One of the things I loved about the Getty catalogue, and this was a really interesting and meaningful step they took on two counts: that they would show things from other museums, that when they made a comparison, it’s like, “Okay, here is the one in the British Museum that backs up what we’re saying.” And wherever they could, they went to the commons, and having the Getty acknowledge the commons—I hope you noticed how many of their images were Wiki Commons hosted—is like I think an incredible embrace of the public sphere, and if these institutions would be willing to have more connectivity with each other, that would be really cool.

Participants criticized other institutions and publications that are too self-referential or digital works that don’t allow interaction. The Heilbrunn Timeline developed by the Metropolitan Museum of Art was mentioned as an example of an innovative online scholarly resource, but one which would be much improved if it was not restricted to the museum’s own works. Our participants felt strongly that digital catalogues and museums owe it to the field to make connections beyond their own walls.

Catalogues from multiple institutions could increase usability by incorporating standardized conventions

Some focus group participants also expressed a hope that there will be a standardization across different institutions in how digital catalogues are presented:

You know, I found myself wanting some sort of standardization. Can we all agree that this is how we will find citations? And I realize that, you know, we’re in the Wild West in publications right now, and eventually something will happen and we’ll all decide this is the way we’re going to do this.

Many researchers have embraced citation management tools such as EndNote and Zotero, and to serve these audiences many scholarly databases now allow users to download references directly to their personal citation libraries. Incorporating standardized features such as these across institutions could greatly improve the user experience and perhaps make users more inclined to seek out digital catalogues as scholarly resources.

Interactive tools that allow users to add their own information could be used to enhance individual research and encourage scholarly discourse

When asked about other ways they might like to interact with the catalogues, participants had many ideas on ways catalogue tools could be expanded to serve the individual user better but also to encourage dialogue between researchers.

One participant wondered if it might be possible to allow varying points of view or different interpretations to be added to the catalogues via a juried comment system. This is one way the digital platform could be used to engage scholars and extend the discussion on their collections.

Another participant requested a map and timeline feature that allows users to add their own works. The Mapping Titian project was also brought up as an inspirational example of digital humanities. Mapping Paintings was listed as another that allows users to interact and visualize their own data.
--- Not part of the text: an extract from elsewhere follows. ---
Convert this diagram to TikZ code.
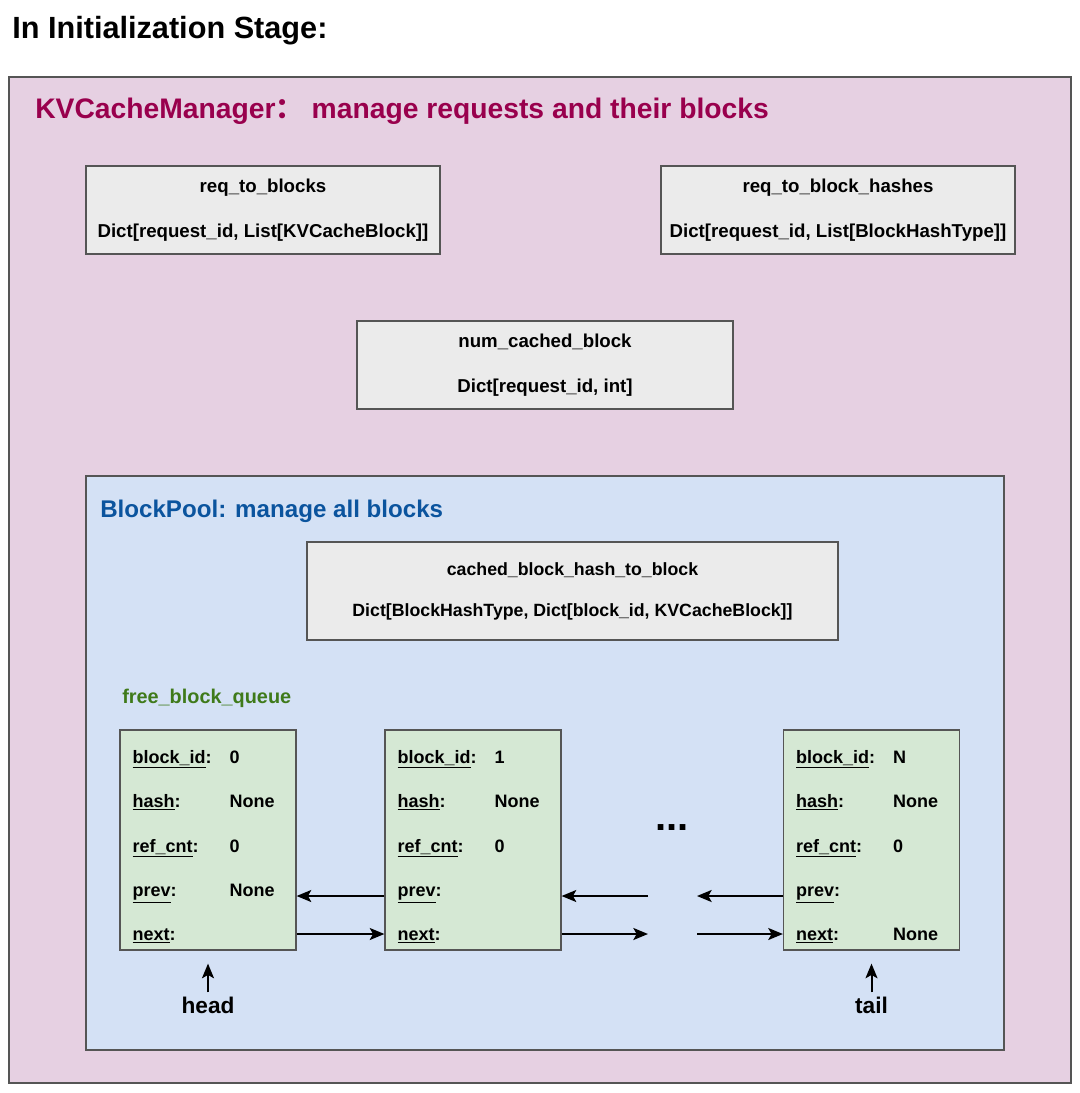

Participants also envisioned ways that image comparison tools could benefit scholars if they could reach across institutional boundaries, allowing researchers to virtually reunite objects from collections that have been divided or make scholarly comparisons of works across multiple museums:

Speaker 1: I mean, just comparisons are great because so many of these paintings—especially if we get to provenance, and we can get a bunch of paintings that were once owned by one person, and we can have the ability to see them and see a taste for collecting that may not be possible in the current form because they’ve all been spread out. That would be a fantastic way that museums can use their properties for these greater connections.

Speaker 2: And things from a set. So much that I work on is broken up: assemblages or multiple pieces. I mean how much Medieval and Renaissance painting is multi-part stuff where the parts are in 8 million places? And significant comparisons. I mean, interesting comparisons. And hyperlink allows a museum (if they’ll agree) to link to each other to make comparisons in a way that I think might be really stimulating to the museum essay as an art form and the online essay as an art form.

The comment above makes an interesting point—that expanding catalogues in these ways has potential benefits not just for the researchers who value the information they are providing but also for museums in allowing them to build new forms of arguments and move the field forward in innovative ways.